• _Supplied records_
□ □ □

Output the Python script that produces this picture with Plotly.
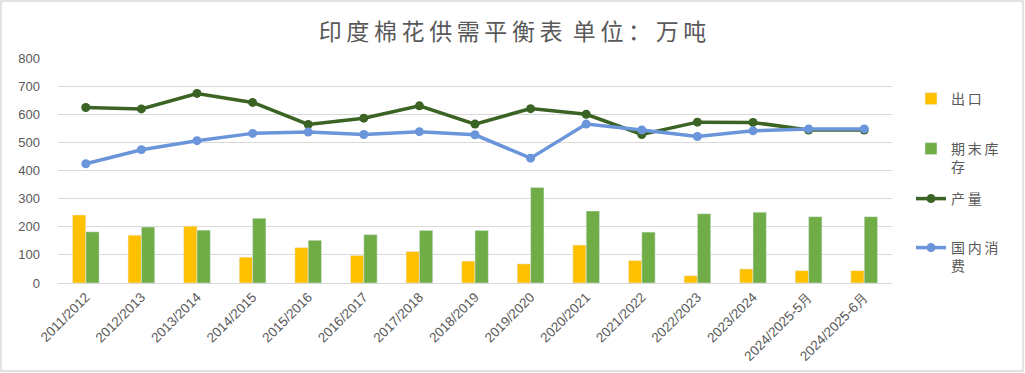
import plotly.graph_objects as go

categories = ["2011/2012", "2012/2013", "2013/2014", "2014/2015", "2015/2016",
              "2016/2017", "2017/2018", "2018/2019", "2019/2020", "2020/2021",
              "2021/2022", "2022/2023", "2023/2024", "2024/2025-5月", "2024/2025-6月"]
export_vals = [242, 170, 202, 92, 126, 98, 112, 78, 68, 135, 80, 26, 50, 44, 44]
stock_vals = [182, 199, 188, 230, 152, 172, 187, 187, 340, 256, 181, 246, 252, 236, 236]
production_vals = [624, 619, 674, 642, 564, 586, 630, 565, 620, 600, 528, 572, 571, 544, 544]
consumption_vals = [424, 474, 506, 532, 537, 528, 538, 527, 444, 565, 544, 521, 541, 548, 548]

W, H = 1025, 373
ML, MR, MT, MB = 58, 133, 58, 90
PW, PH = W - ML - MR, H - MT - MB

def px_x(x):
    return (x - ML) / PW

def px_y(y):
    return (H - MB - y) / PH

TS = "\u2009"
def spaced(s):
    return TS.join(list(s))

CJK = "Noto Sans CJK SC"
GRAY = "#595959"

fig = go.Figure()
fig.add_trace(go.Bar(x=categories, y=export_vals, name=spaced("出口"), showlegend=True,
                     marker_color="#FFC000", legend="legend"))
fig.add_trace(go.Bar(x=categories, y=stock_vals, name=spaced("期末库") + "<br>存", showlegend=True,
                     marker_color="#70AD47", legend="legend2"))
fig.add_trace(go.Scatter(x=categories, y=production_vals, name=spaced("产量"), showlegend=True,
                         mode="lines+markers", line=dict(color="#3A6324", width=3.5),
                         marker=dict(size=9, color="#3A6324"), legend="legend3"))
fig.add_trace(go.Scatter(x=categories, y=consumption_vals, name=spaced("国内消") + "<br>费", showlegend=True,
                         mode="lines+markers", line=dict(color="#6A95DA", width=3.5),
                         marker=dict(size=9, color="#6A95DA"), legend="legend4"))

leg_common = dict(font=dict(family=CJK, size=14, color=GRAY), bgcolor="rgba(0,0,0,0)",
                  xanchor="left", yanchor="top", valign="top", x=px_x(911))

fig.update_layout(
    width=W, height=H, showlegend=True,
    margin=dict(l=ML, r=MR, t=MT, b=MB, autoexpand=False),
    paper_bgcolor="white", plot_bgcolor="white",
    barmode="group", bargap=0.52, bargroupgap=0,
    title=dict(text=spaced("印度棉花供需平衡表") + "\u00a0\u00a0" + spaced("单位：万吨"),
               x=0.5, xref="container", xanchor="center", y=1 - 32 / H, yanchor="middle",
               font=dict(family=CJK, size=23, color=GRAY)),
    xaxis=dict(tickangle=-45, tickfont=dict(family="Liberation Sans", size=13.5, color=GRAY),
               range=[-0.5, len(categories) - 0.5],
               showline=True, linecolor="#D9D9D9", linewidth=1, showgrid=False, automargin=False),
    yaxis=dict(range=[0, 800], dtick=100, tickfont=dict(family="Liberation Sans", size=13, color=GRAY),
               gridcolor="#D9D9D9", gridwidth=1, zeroline=False, ticklabelstandoff=17, automargin=False),
    legend=dict(**leg_common, y=px_y(83)),
    legend2=dict(**leg_common, y=px_y(133)),
    legend3=dict(**leg_common, y=px_y(183)),
    legend4=dict(**leg_common, y=px_y(232)),
    shapes=[dict(type="rect", xref="paper", yref="paper",
                 x0=px_x(1), x1=px_x(1023), y0=px_y(371), y1=px_y(1),
                 line=dict(color="#D9D9D9", width=1.5), fillcolor="rgba(0,0,0,0)", layer="below")],
)

fig.write_html("out.html", config={"displayModeBar": False},
               post_script="document.body.style.margin='0';")
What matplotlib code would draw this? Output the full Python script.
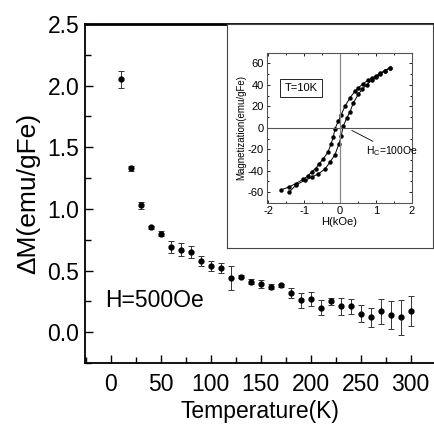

□ □ □

• _Task_
Skip the pictures and quote each line of the entries above, from the first through the line with "import plotly.graph_objects as go", exactly as it appears.

• _Result below_
Output the Python script that produces this picture with Plotly.
import plotly.graph_objects as go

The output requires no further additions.